HATS OFF TO ANDY REINHARDT - In a deliciously scathing article in BusinessWeek, correspondent Andy Reinhardt tears apar the EU Parliment's decision to scrap the Computer Implemented Inventions (CII) as politicking gone amok, and describing the decision-making process as nonsense squared:
The sad truth is that everybody lost. Europe still has no clear solution to handling one of the most strategic and vexing issues of the Information Age: In what circumstances and on what terms should software innovations be patentable?
Many Europeans had hoped legislators would find an approach that avoided the worst excess of the U.S. system while affording appropriate protection to European innovators. Instead, the process was hijacked by interest groups whose intransigence and ideology scuppered intelligent compromise.
The biggest hypocrisy is that everyone claimed to be acting in the interest of innovation and small businesses. Now, with no new rules to go by, businesses large and small don't know what will happen to software patents they've already been granted by national authorities or the European Patent Office -- and which, in some cases, they have already used as the basis for global cross-license deals.
But the most vociferous opponents were backers of open-source software, for whom patents are anathema to their philosophy and business model. They issued fiery manifestos proclaiming software patents "a danger to democracy" and a threat to Europe's position as a hotbed of open-source software development.

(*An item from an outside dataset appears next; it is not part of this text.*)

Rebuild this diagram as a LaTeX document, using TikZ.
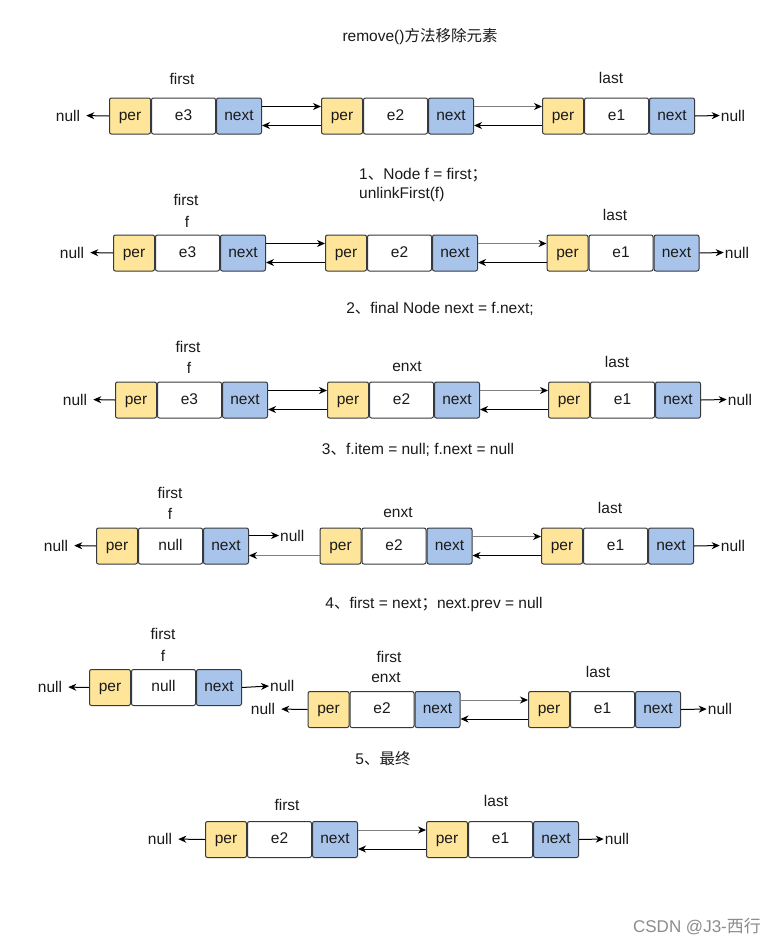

Europe is back to square one, only worse. While the rival camps have bickered, the European Patent Office and its national counterparts have issued tens of thousands of software patents.
With little legislative guidance, and assuming that some sort of Europewide rules eventually would come into effect, they granted patent protection to ideas as diverse and far-reaching as a technique for audio compression that includes the MP3 format, a technology for video-on-demand transmission of live events, and a scheme for adding tabs to Web pages. Clearly, it's in the interest of society and the technology sector that such broad, and likely indefensible, patents not be enforced.
What's frustrating is that Europe was really onto something in questioning the value of software patents. As the evidence from the U.S. and other countries with liberal patent regimes suggests, patents can be a Pandora's Box -- one whose contents choke software innovation by miring programmers in endless legal battles.
What of the small European businesses and innovators that patent opponents wanted to protect? They must now hire lawyers and pay fees to file patent claims in 25 different countries to gain protection just within the EU. Their enforcement costs could skyrocket. And they're no better protected against counterclaims by U.S. or Asian rivals holding patents in those places than they were before.
The outcome in Europe entrenches a system that, like many national laws on the Continent, is increasingly out of step with global realities. The people who killed smart patent rules may have had noble intentions. But instead of scoring a hit for the little guy, they've actually put their compatriots at a disadvantage on the global stage. That hardly looks like progress.